TASK:
Leave out all pictures. Return exactly the lines from the top of the material through the line containing "linewidth=2.3, ax=ax, legend=False)".

GIVEN INFORMATION:
************

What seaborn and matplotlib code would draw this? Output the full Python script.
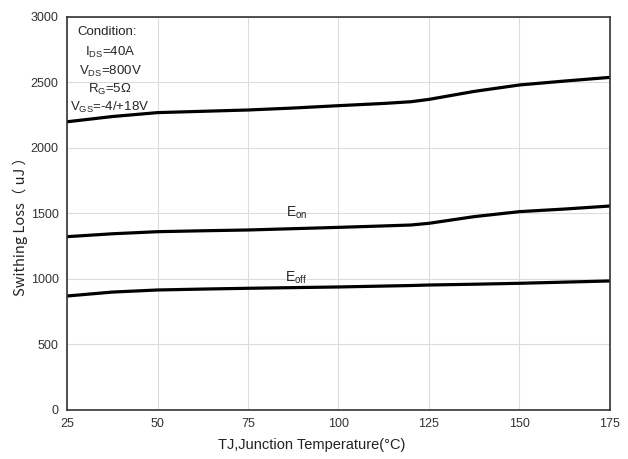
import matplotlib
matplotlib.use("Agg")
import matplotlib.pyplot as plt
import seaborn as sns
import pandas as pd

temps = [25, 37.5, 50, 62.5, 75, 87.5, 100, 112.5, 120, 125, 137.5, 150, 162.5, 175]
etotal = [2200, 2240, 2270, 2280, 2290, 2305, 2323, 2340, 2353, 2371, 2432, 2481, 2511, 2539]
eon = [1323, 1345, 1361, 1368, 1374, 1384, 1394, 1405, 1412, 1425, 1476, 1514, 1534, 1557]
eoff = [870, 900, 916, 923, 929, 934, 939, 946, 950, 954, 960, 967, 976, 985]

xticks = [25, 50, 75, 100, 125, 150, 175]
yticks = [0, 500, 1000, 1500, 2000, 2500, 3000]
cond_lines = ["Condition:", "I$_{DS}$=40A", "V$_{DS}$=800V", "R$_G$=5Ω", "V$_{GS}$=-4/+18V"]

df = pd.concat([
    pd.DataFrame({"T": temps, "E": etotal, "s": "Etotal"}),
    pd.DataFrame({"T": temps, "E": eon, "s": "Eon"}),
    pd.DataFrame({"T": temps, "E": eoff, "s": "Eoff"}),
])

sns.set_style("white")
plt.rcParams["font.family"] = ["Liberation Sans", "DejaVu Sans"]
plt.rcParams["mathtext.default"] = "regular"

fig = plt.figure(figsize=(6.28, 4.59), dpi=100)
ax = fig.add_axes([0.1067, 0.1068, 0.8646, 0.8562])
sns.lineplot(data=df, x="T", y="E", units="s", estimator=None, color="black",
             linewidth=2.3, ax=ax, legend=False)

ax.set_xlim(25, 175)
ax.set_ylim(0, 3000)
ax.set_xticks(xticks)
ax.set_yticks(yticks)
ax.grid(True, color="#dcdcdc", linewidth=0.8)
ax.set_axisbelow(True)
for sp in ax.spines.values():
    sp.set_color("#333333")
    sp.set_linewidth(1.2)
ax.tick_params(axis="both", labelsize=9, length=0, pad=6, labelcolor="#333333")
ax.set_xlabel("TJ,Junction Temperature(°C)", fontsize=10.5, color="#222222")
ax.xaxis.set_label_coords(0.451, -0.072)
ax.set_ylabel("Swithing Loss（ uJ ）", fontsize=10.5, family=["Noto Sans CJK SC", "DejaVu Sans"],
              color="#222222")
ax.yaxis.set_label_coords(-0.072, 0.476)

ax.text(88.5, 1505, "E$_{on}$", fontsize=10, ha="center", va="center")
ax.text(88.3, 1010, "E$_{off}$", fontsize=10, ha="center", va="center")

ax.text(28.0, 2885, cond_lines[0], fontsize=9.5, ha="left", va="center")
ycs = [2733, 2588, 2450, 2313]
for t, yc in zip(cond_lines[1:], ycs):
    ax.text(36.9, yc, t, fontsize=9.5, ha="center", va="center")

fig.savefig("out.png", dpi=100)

************

EXERCISE RESPONSE:
What seaborn and matplotlib code would draw this? Output the full Python script.
import matplotlib
matplotlib.use("Agg")
import matplotlib.pyplot as plt
import seaborn as sns
import pandas as pd

temps = [25, 37.5, 50, 62.5, 75, 87.5, 100, 112.5, 120, 125, 137.5, 150, 162.5, 175]
etotal = [2200, 2240, 2270, 2280, 2290, 2305, 2323, 2340, 2353, 2371, 2432, 2481, 2511, 2539]
eon = [1323, 1345, 1361, 1368, 1374, 1384, 1394, 1405, 1412, 1425, 1476, 1514, 1534, 1557]
eoff = [870, 900, 916, 923, 929, 934, 939, 946, 950, 954, 960, 967, 976, 985]

xticks = [25, 50, 75, 100, 125, 150, 175]
yticks = [0, 500, 1000, 1500, 2000, 2500, 3000]
cond_lines = ["Condition:", "I$_{DS}$=40A", "V$_{DS}$=800V", "R$_G$=5Ω", "V$_{GS}$=-4/+18V"]

df = pd.concat([
    pd.DataFrame({"T": temps, "E": etotal, "s": "Etotal"}),
    pd.DataFrame({"T": temps, "E": eon, "s": "Eon"}),
    pd.DataFrame({"T": temps, "E": eoff, "s": "Eoff"}),
])

sns.set_style("white")
plt.rcParams["font.family"] = ["Liberation Sans", "DejaVu Sans"]
plt.rcParams["mathtext.default"] = "regular"

fig = plt.figure(figsize=(6.28, 4.59), dpi=100)
ax = fig.add_axes([0.1067, 0.1068, 0.8646, 0.8562])
sns.lineplot(data=df, x="T", y="E", units="s", estimator=None, color="black",
             linewidth=2.3, ax=ax, legend=False)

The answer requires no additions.